* _Source code of charts_
%%

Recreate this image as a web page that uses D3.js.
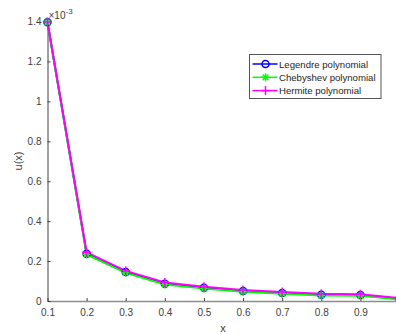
<!DOCTYPE html>
<html>
<head>
<meta charset="utf-8">
<script src="https://cdn.jsdelivr.net/npm/d3@7"></script>
<style>
  body { margin: 0; background: #fff; }
  svg { display: block; font-family: "Liberation Sans", Arial, sans-serif; }
</style>
</head>
<body>
<svg id="chart" width="396" height="334"></svg>
<script>
// values in units of 1e-3
var xs = [0.1, 0.2, 0.3, 0.4, 0.5, 0.6, 0.7, 0.8, 0.9, 1.0];
var legendre = [1.396, 0.237, 0.145, 0.087, 0.066, 0.050, 0.040, 0.031, 0.030, 0.010];
var chebyshev = [1.395, 0.233, 0.141, 0.083, 0.062, 0.046, 0.036, 0.027, 0.026, 0.008];
var hermite = [1.398, 0.244, 0.151, 0.093, 0.071, 0.055, 0.045, 0.036, 0.034, 0.014];
var xTicks = [0.1, 0.2, 0.3, 0.4, 0.5, 0.6, 0.7, 0.8, 0.9];
var yTicks = [0, 0.2, 0.4, 0.6, 0.8, 1, 1.2, 1.4];
var seriesNames = ["Legendre polynomial", "Chebyshev polynomial", "Hermite polynomial"];
var seriesColors = ["#0000ff", "#00ff00", "#ff00ff"];
var seriesMarkers = ["circle", "star", "plus"];

var svg = d3.select("#chart");
var axisColor = "#404040";

var x = d3.scaleLinear().domain([0.1, 1.0]).range([47.5, 399.5]);
var y = d3.scaleLinear().domain([0, 1.4]).range([301, 21.5]);

var series = [legendre, chebyshev, hermite].map(function (vals, i) {
    return {
        name: seriesNames[i],
        color: seriesColors[i],
        marker: seriesMarkers[i],
        points: vals.map(function (v, j) { return [xs[j], v]; })
    };
});

// markers
function drawMarker(g, type, color, cx, cy) {
    if (type === "circle") {
        g.append("circle").attr("cx", cx).attr("cy", cy).attr("r", 3.5)
            .attr("fill", "none").attr("stroke", color).attr("stroke-width", 1.5);
    } else if (type === "star") {
        var r = 4;
        [[r, 0], [0, r], [r * 0.7, r * 0.7], [r * 0.7, -r * 0.7]].forEach(function (d) {
            g.append("line").attr("x1", cx - d[0]).attr("y1", cy - d[1])
                .attr("x2", cx + d[0]).attr("y2", cy + d[1])
                .attr("stroke", color).attr("stroke-width", 1.5);
        });
    } else {
        var s = 4.5;
        g.append("line").attr("x1", cx - s).attr("y1", cy).attr("x2", cx + s).attr("y2", cy)
            .attr("stroke", color).attr("stroke-width", 1.5);
        g.append("line").attr("x1", cx).attr("y1", cy - s).attr("x2", cx).attr("y2", cy + s)
            .attr("stroke", color).attr("stroke-width", 1.5);
    }
}

// axes
var xAxis = d3.axisBottom(x).tickValues(xTicks).tickSizeInner(-3).tickSizeOuter(0)
    .tickFormat(d3.format(".1f")).tickPadding(8);
var gx = svg.append("g").attr("transform", "translate(0,301)").call(xAxis);
gx.select(".domain").attr("stroke", "#8c8c8c").attr("stroke-width", 1.5);
gx.selectAll(".tick line").attr("stroke", axisColor);
gx.selectAll("text").attr("fill", axisColor).style("font-size", "10px");

var yAxis = d3.axisLeft(y).tickValues(yTicks).tickSizeInner(-3).tickSizeOuter(0)
    .tickFormat(function (d) { return d === 0 || d === 1 ? d3.format("d")(d) : d3.format(".1f")(d); })
    .tickPadding(6);
var gy = svg.append("g").attr("transform", "translate(47.5,0)").call(yAxis);
gy.select(".domain").attr("stroke", axisColor);
gy.selectAll(".tick line").attr("stroke", axisColor);
gy.selectAll("text").attr("fill", axisColor).style("font-size", "10px");

// lines
var line = d3.line().x(function (d) { return x(d[0]); }).y(function (d) { return y(d[1]); });
series.forEach(function (s) {
    svg.append("path").datum(s.points).attr("d", line)
        .attr("fill", "none").attr("stroke", s.color).attr("stroke-width", 2);
});
series.forEach(function (s) {
    var g = svg.append("g");
    s.points.forEach(function (p) { drawMarker(g, s.marker, s.color, x(p[0]), y(p[1])); });
});

// labels
svg.append("text").attr("x", 223).attr("y", 332).attr("text-anchor", "middle")
    .attr("fill", axisColor).style("font-size", "11px").text("x");
svg.append("text").attr("transform", "translate(22,161) rotate(-90)").attr("text-anchor", "middle")
    .attr("fill", axisColor).style("font-size", "11px").text("u(x)");
var exp = svg.append("text").attr("x", 48.5).attr("y", 19).attr("fill", axisColor).style("font-size", "10px");
exp.append("tspan").text("\u00d710");
exp.append("tspan").attr("dy", -5).style("font-size", "8px").text("-3");

// legend
var leg = svg.append("g").attr("transform", "translate(249.5,54.5)");
leg.append("rect").attr("width", 131.5).attr("height", 44).attr("fill", "#fff")
    .attr("stroke", "#555").attr("stroke-width", 1);
series.forEach(function (s, i) {
    var ly = 9.5 + i * 13.3;
    leg.append("line").attr("x1", 3).attr("x2", 28).attr("y1", ly).attr("y2", ly)
        .attr("stroke", s.color).attr("stroke-width", 1.5);
    drawMarker(leg, s.marker, s.color, 16, ly);
    leg.append("text").attr("x", 29.5).attr("y", ly + 3.5).attr("fill", "#262626")
        .style("font-size", "9.6px").text(s.name);
});
</script>
</body>
</html>
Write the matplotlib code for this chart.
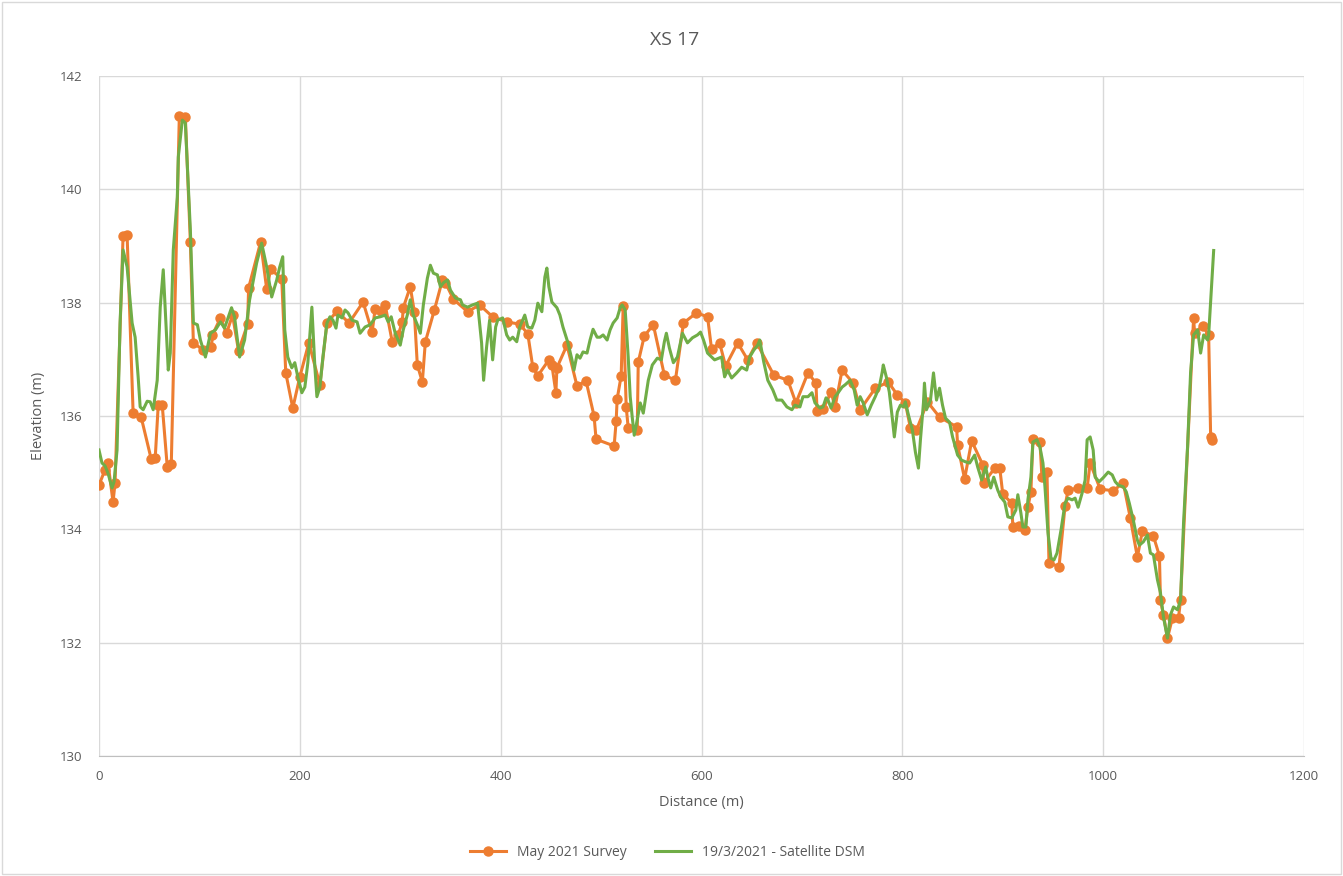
import matplotlib
matplotlib.use("Agg")
import matplotlib.pyplot as plt
from matplotlib.patches import Rectangle

# May 2021 ground survey (distance m, elevation m)
survey_dist = [0, 6, 9, 14, 16, 24, 28, 34, 42, 52, 56, 59, 63, 68, 72, 80, 86, 91, 94,
               104, 112, 113, 121, 127, 133, 139, 148, 149, 161, 167, 171, 182, 186, 193,
               200, 209, 220, 227, 237, 249, 263, 272, 275, 281, 285, 292, 298, 302, 303,
               310, 314, 317, 322, 325, 334, 342, 345, 353, 367, 379, 392, 406, 419, 427,
               432, 437, 448, 451, 455, 456, 466, 476, 485, 493, 495, 513, 515, 516, 520,
               522, 525, 527, 536, 537, 543, 552, 563, 574, 582, 595, 606, 610, 618, 624,
               636, 646, 655, 672, 686, 694, 706, 714, 715, 721, 729, 733, 740, 751, 758,
               773, 786, 795, 803, 808, 814, 825, 837, 854, 855, 862, 869, 880, 881, 892,
               897, 900, 909, 910, 916, 922, 925, 928, 930, 937, 939, 944, 946, 956, 962,
               965, 975, 984, 987, 997, 1010, 1020, 1027, 1034, 1039, 1050, 1056, 1057,
               1060, 1064, 1069, 1075, 1077, 1090, 1091, 1099, 1105, 1107, 1108]
survey_elev = [134.78, 135.05, 135.17, 134.48, 134.82, 139.18, 139.19, 136.05, 135.98, 135.24,
               135.26, 136.19, 136.19, 135.10, 135.15, 141.29, 141.28, 139.07, 137.29,
               137.16, 137.22, 137.43, 137.73, 137.46, 137.78, 137.15, 137.62, 138.26, 139.07,
               138.24, 138.59, 138.42, 136.76, 136.14, 136.69, 137.29, 136.55, 137.64, 137.85,
               137.64, 138.01, 137.48, 137.89, 137.85, 137.96, 137.31, 137.43, 137.66, 137.91,
               138.28, 137.84, 136.90, 136.60, 137.31, 137.87, 138.40, 138.35, 138.06, 137.84,
               137.96, 137.75, 137.66, 137.62, 137.45, 136.86, 136.71, 136.99, 136.90, 136.41,
               136.85, 137.25, 136.53, 136.62, 136.00, 135.59, 135.47, 135.91, 136.30, 136.71,
               137.94, 136.16, 135.79, 135.75, 136.95, 137.41, 137.61, 136.72, 136.63, 137.64,
               137.82, 137.75, 137.18, 137.29, 136.88, 137.29, 136.99, 137.29, 136.72, 136.63,
               136.23, 136.76, 136.58, 136.09, 136.12, 136.42, 136.16, 136.81, 136.58, 136.11,
               136.49, 136.60, 136.37, 136.23, 135.79, 135.75, 136.25, 135.98, 135.81, 135.49,
               134.89, 135.56, 135.14, 134.82, 135.08, 135.08, 134.62, 134.46, 134.04, 134.06,
               133.99, 134.39, 134.66, 135.59, 135.54, 134.92, 135.01, 133.41, 133.34, 134.41,
               134.69, 134.73, 134.73, 135.17, 134.71, 134.68, 134.82, 134.20, 133.51, 133.97,
               133.88, 133.53, 132.75, 132.49, 132.08, 132.44, 132.44, 132.75, 137.73, 137.46,
               137.59, 137.43, 135.63, 135.58]

# 19/3/2021 satellite DSM profile (distance m, elevation m)
dsm_dist = [0, 3, 6, 9, 13, 15, 18, 21, 24, 28, 33, 36, 39, 41, 44, 48, 51, 54, 58, 61,
            64, 69, 71, 74, 78, 79, 83, 86, 91, 94, 98, 101, 106, 111, 116, 121, 125, 132,
            135, 140, 145, 150, 157, 162, 167, 172, 177, 180, 183, 185, 188, 192, 195, 198,
            202, 205, 208, 212, 215, 217, 220, 223, 227, 230, 233, 236, 238, 242, 245, 248,
            252, 257, 260, 265, 270, 275, 280, 285, 288, 291, 295, 300, 303, 307, 310, 313,
            317, 320, 323, 327, 330, 333, 337, 340, 343, 347, 350, 355, 360, 362, 367, 372,
            377, 381, 383, 386, 389, 392, 395, 397, 402, 406, 409, 412, 416, 419, 424, 427,
            431, 434, 437, 441, 444, 446, 448, 451, 456, 459, 462, 464, 467, 471, 473, 476,
            479, 482, 486, 489, 492, 496, 499, 502, 506, 509, 512, 516, 519, 521, 524, 527,
            529, 531, 533, 536, 539, 542, 547, 551, 556, 560, 563, 565, 568, 572, 576, 581,
            586, 591, 596, 599, 602, 606, 613, 620, 623, 626, 630, 635, 640, 645, 648, 652,
            656, 658, 662, 666, 671, 675, 680, 685, 690, 693, 698, 701, 706, 710, 713, 718,
            721, 724, 726, 729, 733, 736, 740, 743, 748, 752, 755, 758, 761, 765, 769, 773,
            777, 780, 781, 784, 787, 790, 792, 795, 798, 801, 803, 806, 810, 813, 816, 818,
            821, 822, 824, 828, 831, 834, 837, 840, 843, 847, 850, 855, 859, 863, 867, 872,
            875, 879, 883, 885, 888, 891, 895, 898, 902, 905, 909, 913, 915, 918, 920, 923,
            925, 928, 930, 934, 937, 940, 942, 945, 948, 951, 954, 958, 962, 965, 969, 972,
            975, 979, 982, 984, 987, 990, 992, 996, 1000, 1005, 1009, 1012, 1015, 1020, 1023,
            1026, 1030, 1034, 1036, 1040, 1044, 1047, 1050, 1054, 1057, 1060, 1064, 1067,
            1070, 1074, 1077, 1080, 1084, 1087, 1090, 1094, 1097, 1100, 1104, 1105, 1110]
dsm_elev = [135.40, 135.17, 135.12, 134.99, 134.73, 134.84, 135.40, 137.64, 138.93, 138.63,
            137.64, 137.39, 136.69, 136.16, 136.11, 136.26, 136.25, 136.11, 136.63, 137.92,
            138.58, 136.81, 137.11, 138.93, 139.86, 140.57, 141.22, 141.17, 139.28, 137.64,
            137.61, 137.34, 137.04, 137.46, 137.52, 137.66, 137.55, 137.91, 137.75, 137.04,
            137.34, 138.05, 138.70, 139.05, 138.63, 138.10, 138.40, 138.63, 138.81, 137.52,
            137.04, 136.85, 136.94, 136.69, 136.41, 136.51, 136.94, 137.92, 136.86, 136.34,
            136.51, 137.04, 137.64, 137.75, 137.69, 137.55, 137.78, 137.73, 137.87, 137.82,
            137.69, 137.66, 137.46, 137.57, 137.61, 137.73, 137.75, 137.78, 137.66, 137.75,
            137.46, 137.25, 137.52, 137.78, 138.05, 137.78, 137.61, 137.46, 137.96, 138.43,
            138.66, 138.52, 138.49, 138.28, 138.35, 138.40, 138.22, 138.08, 138.05, 137.96,
            137.92, 137.96, 137.99, 137.29, 136.63, 137.22, 137.69, 136.99, 137.57, 137.69,
            137.73, 137.43, 137.34, 137.39, 137.31, 137.57, 137.78, 137.57, 137.55, 137.69,
            137.99, 137.84, 138.45, 138.61, 138.28, 138.01, 137.91, 137.78, 137.57, 137.46,
            137.29, 136.99, 136.81, 137.08, 137.02, 137.13, 137.11, 137.34, 137.53, 137.39,
            137.39, 137.43, 137.34, 137.52, 137.64, 137.73, 137.91, 137.96, 137.87, 137.04,
            136.34, 135.98, 135.66, 135.93, 136.23, 136.05, 136.63, 136.90, 137.02, 136.99,
            137.31, 137.46, 137.20, 136.94, 137.04, 137.46, 137.29, 137.38, 137.43, 137.48,
            137.34, 137.11, 136.99, 137.04, 136.69, 136.81, 136.67, 136.76, 136.86, 136.81,
            137.04, 137.16, 137.25, 137.34, 136.95, 136.63, 136.46, 136.28, 136.28, 136.16,
            136.11, 136.19, 136.16, 136.34, 136.34, 136.41, 136.23, 136.14, 136.16, 136.32,
            136.28, 136.14, 136.34, 136.41, 136.51, 136.55, 136.63, 136.46, 136.19, 136.34,
            136.23, 136.02, 136.19, 136.34, 136.51, 136.78, 136.90, 136.69, 136.42, 135.96,
            135.63, 136.07, 136.19, 136.16, 136.25, 136.02, 135.75, 135.36, 135.08, 135.58,
            136.23, 136.58, 136.11, 136.28, 136.76, 136.28, 136.49, 136.19, 135.96, 135.89,
            135.63, 135.31, 135.22, 135.19, 135.17, 135.31, 135.10, 134.87, 135.10, 134.92,
            134.73, 134.92, 134.69, 134.57, 134.48, 134.22, 134.20, 134.34, 134.61, 134.29,
            134.04, 134.04, 134.52, 134.92, 135.54, 135.58, 135.45, 135.17, 134.75, 133.94,
            133.49, 133.46, 133.58, 133.99, 134.46, 134.55, 134.52, 134.55, 134.39, 134.64,
            134.87, 135.58, 135.63, 135.40, 134.92, 134.84, 134.91, 135.01, 134.96, 134.84,
            134.78, 134.75, 134.66, 134.46, 134.16, 133.81, 133.72, 133.78, 133.90, 133.58,
            133.55, 133.11, 132.88, 132.45, 132.08, 132.49, 132.63, 132.58, 132.75, 134.11,
            135.45, 136.76, 137.43, 137.52, 137.11, 137.43, 137.34, 137.43, 138.92]

x_ticks = [0, 200, 400, 600, 800, 1000, 1200]
y_ticks = [130, 132, 134, 136, 138, 140, 142]

ORANGE = "#ED7D31"
GREEN = "#70AD47"
TEXT = "#595959"
GRID = "#D9D9D9"

plt.rcParams["font.family"] = ["Open Sans", "DejaVu Sans"]

fig = plt.figure(figsize=(13.43, 8.76), dpi=100)
ax = fig.add_axes([0.0737, 0.1370, 0.8973, 0.7763])

ax.plot(survey_dist, survey_elev, color=ORANGE, lw=2.2, marker="o", markersize=6.5,
        markeredgecolor=ORANGE, markerfacecolor=ORANGE, label="May 2021 Survey", zorder=3)
ax.plot(dsm_dist, dsm_elev, color=GREEN, lw=2.2, label="19/3/2021 - Satellite DSM", zorder=4)

ax.set_xlim(0, 1200)
ax.set_ylim(130, 142)
ax.set_xticks(x_ticks)
ax.set_yticks(y_ticks)
ax.grid(True, color=GRID, lw=1.0, zorder=0)
ax.set_axisbelow(True)
for side in ("top", "right", "left"):
    ax.spines[side].set_visible(False)
ax.spines["bottom"].set_color("#BFBFBF")
ax.tick_params(axis="both", length=0, colors=TEXT, labelsize=9.5)
ax.tick_params(axis="y", pad=12)
ax.tick_params(axis="x", pad=10)

ax.set_xlabel("Distance (m)", color=TEXT, fontsize=10.5, labelpad=9)
ax.set_ylabel("Elevation (m)", color=TEXT, fontsize=10.5, labelpad=10)
fig.text(0.5026, 0.954, "XS 17", ha="center", va="center", color=TEXT, fontsize=14)

leg = fig.legend(loc="center", bbox_to_anchor=(0.497, 0.027), ncol=2, frameon=False,
                 fontsize=10, handlelength=2.6, columnspacing=2.0)
for t in leg.get_texts():
    t.set_color(TEXT)

# light chart-area border
fig.patches.append(Rectangle((0.0015, 0.002), 0.997, 0.996, transform=fig.transFigure,
                             fill=False, edgecolor="#D9D9D9", lw=1.0))

fig.savefig("out.png", dpi=100, facecolor="white")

%%

* _Directions for this task_
Above are the records; copy every line in them that holds the word "matplotlib".

* _Task result_
Write the matplotlib code for this chart.
import matplotlib
matplotlib.use("Agg")
import matplotlib.pyplot as plt
from matplotlib.patches import Rectangle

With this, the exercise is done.